Pushpull keeps re-downloading files I have ingested. How can I prevent PushPull from repeatedly downloading products?

1. You will need to have a fileManager that pushpull can inspect to see if the product has been ingested into the archive.

# ingester filemgr url

2. Then you just configure the RemoteSpecs.xml file and update the <dataInfo> element and set queryElement="Filename" within the <daemon> block. If you have multiple daemon's configured you will have to configure each one.

<dataInfo stagingArea="MOD09GA-NRT" deleteFromServer="no" queryElement="Filename"/>

No data file is downloaded to my staging directory after running the ./pushpull script. What should I do? 

1. Make sure there are indeed some qualified data files in the remote ftp server.  

2. This may be caused by the protocol issues of the PushPull ftp plugins. So please try the other PushPull ftp plugins. For the details please refer to OODT Push Pull Plugins.

  • No labels


  1. Hi Cameron,
    this is an excellent guide, thanks for taking the time to write it. I assume it will become the PushPull User Guide on the OODT Apache site.
    I think there is only only piece of information missing: how to start the daemon with the script provided in the bin directory. This will also explain how the DaemonLauncher takes as input the RemoteSpecs.xml file, which in turns references the other two files in the examples directory. At first I was having trouble figuring out how these XML files would be loaded at startup, and it turns out it's from the bin/ script.
    thanks again, this is great.

    1. Hey Luca,

      Sorry about the long delay in fixing up the How to Launch the Daemon section, but I just added it in today.

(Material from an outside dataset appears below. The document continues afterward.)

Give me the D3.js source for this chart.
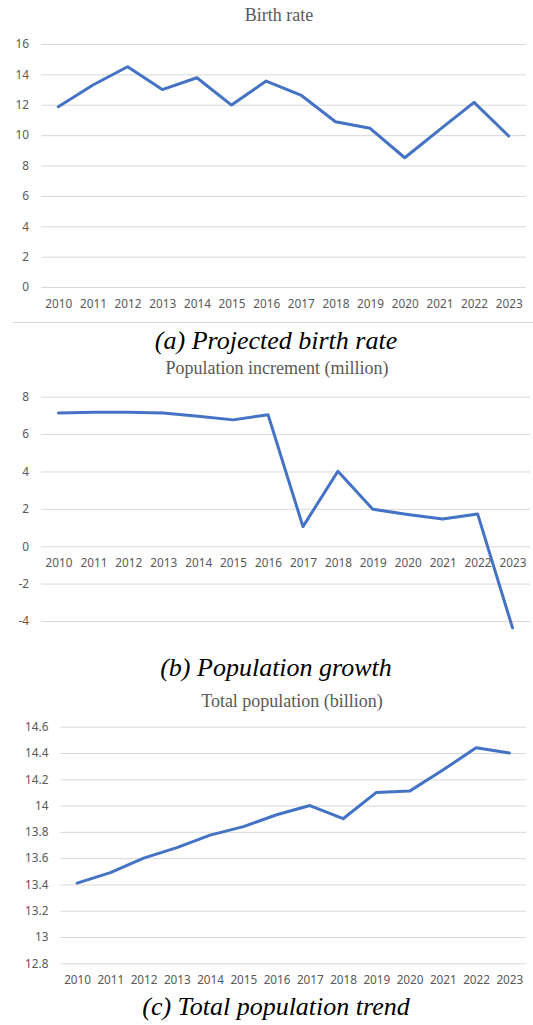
<!DOCTYPE html>
<html>
<head>
<meta charset="utf-8">
<script src="https://cdn.jsdelivr.net/npm/d3@7"></script>
<style>
  html, body { margin: 0; padding: 0; background: #fff; }
  svg { display: block; }
</style>
</head>
<body>
<svg id="fig" width="533" height="1025"></svg>
<script>
// Years shared by all three panels
const years = ["2010","2011","2012","2013","2014","2015","2016","2017","2018","2019","2020","2021","2022","2023"];

// (a) birth rate
const birthRate = [11.87, 13.3, 14.5, 13.0, 13.78, 11.98, 13.56, 12.64, 10.88, 10.45, 8.51, 10.35, 12.16, 9.94];
const birthTicks = [0, 2, 4, 6, 8, 10, 12, 14, 16];

// (b) population increment, million
const increment = [7.13, 7.17, 7.17, 7.13, 6.95, 6.76, 7.04, 1.05, 4.01, 1.98, 1.70, 1.46, 1.73, -4.37];
const incrementTicks = [-4, -2, 0, 2, 4, 6, 8];

// (c) total population, billion
const totalPop = [13.41, 13.49, 13.60, 13.68, 13.775, 13.84, 13.93, 14.00, 13.90, 14.10, 14.11, 14.27, 14.44, 14.40];
const totalTicks = [12.8, 13.0, 13.2, 13.4, 13.6, 13.8, 14.0, 14.2, 14.4, 14.6];

const svg = d3.select("#fig");
const LINE = "#4472c4", GRID = "#d9d9d9", TXT = "#595959";
const tickFont = "'Noto Sans', 'Open Sans', sans-serif";
const serif = "'Liberation Serif', 'Times New Roman', serif";
const tickSize = "11.8px";

// plain hyphen for negatives, no trailing zeros
const fmt = d => String(+(+d).toFixed(1));

function panel(cfg) {
  const g = svg.append("g");
  const x = d3.scalePoint().domain(years).range([cfg.x0, cfg.x1]).padding(0.5);
  const y = d3.scaleLinear().domain(cfg.domain).range([cfg.yBottom, cfg.yTop]);

  // horizontal gridlines + value labels
  const yAxis = d3.axisLeft(y).tickValues(cfg.ticks).tickSize(-(cfg.x1 - cfg.x0))
    .tickPadding(cfg.labelGap).tickFormat(fmt);
  const ya = g.append("g").attr("transform", `translate(${cfg.x0},0)`).call(yAxis);
  ya.select(".domain").remove();
  ya.selectAll(".tick line").attr("stroke", GRID).attr("stroke-width", 1);
  ya.selectAll(".tick text").attr("fill", TXT).style("font-family", tickFont).style("font-size", tickSize);

  // category labels along the base line
  const xAxis = d3.axisBottom(x).tickSize(0).tickPadding(0);
  const xa = g.append("g").attr("transform", `translate(0,${cfg.xLabelY})`).call(xAxis);
  xa.select(".domain").remove();
  xa.selectAll(".tick text").attr("fill", TXT).attr("dy", "0.35em")
    .style("font-family", tickFont).style("font-size", tickSize);

  // series line
  const line = d3.line().x((d, i) => x(years[i])).y(d => y(d));
  g.append("path").datum(cfg.values).attr("d", line)
    .attr("fill", "none").attr("stroke", LINE).attr("stroke-width", 3)
    .attr("stroke-linejoin", "round").attr("stroke-linecap", "round");

  // chart title
  g.append("text").attr("x", cfg.titleX).attr("y", cfg.titleY).attr("text-anchor", "middle")
    .attr("fill", TXT).style("font-family", serif).style("font-size", "18px")
    .text(cfg.title);

  // sub-figure caption
  g.append("text").attr("x", 276).attr("y", cfg.captionY).attr("text-anchor", "middle")
    .attr("fill", "#000").style("font-family", serif).style("font-style", "italic")
    .style("font-size", "26px").text(cfg.caption);
  return g;
}

panel({
  x0: 41, x1: 526, yTop: 44, yBottom: 287, domain: [0, 16], ticks: birthTicks, labelGap: 12,
  xLabelY: 304, values: birthRate, title: "Birth rate", titleX: 279, titleY: 21,
  caption: "(a) Projected birth rate", captionY: 349
});

// separator under panel (a)
svg.append("line").attr("x1", 12).attr("x2", 533).attr("y1", 322.5).attr("y2", 322.5)
  .attr("stroke", GRID).attr("stroke-width", 1);

panel({
  x0: 41, x1: 530, yTop: 396.7, yBottom: 621, domain: [-4, 8], ticks: incrementTicks, labelGap: 12,
  xLabelY: 563, values: increment, title: "Population increment (million)", titleX: 277, titleY: 374,
  caption: "(b) Population growth", captionY: 676
});

panel({
  x0: 60.5, x1: 526, yTop: 726.7, yBottom: 963.3, domain: [12.8, 14.6], ticks: totalTicks, labelGap: 12,
  xLabelY: 980, values: totalPop, title: "Total population (billion)", titleX: 292, titleY: 707,
  caption: "(c) Total population trend", captionY: 1015
});
</script>
</body>
</html>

      I am not sure where to configure the amount of time the pushpull daemon will sleep and I have been opening files all over the place. If someone else knows off the top of their head, then I will gladly add it to the Launch section. Hopefully this addition will help new users get up to speed.

      Thank you for providing your feedback, I appreciate it.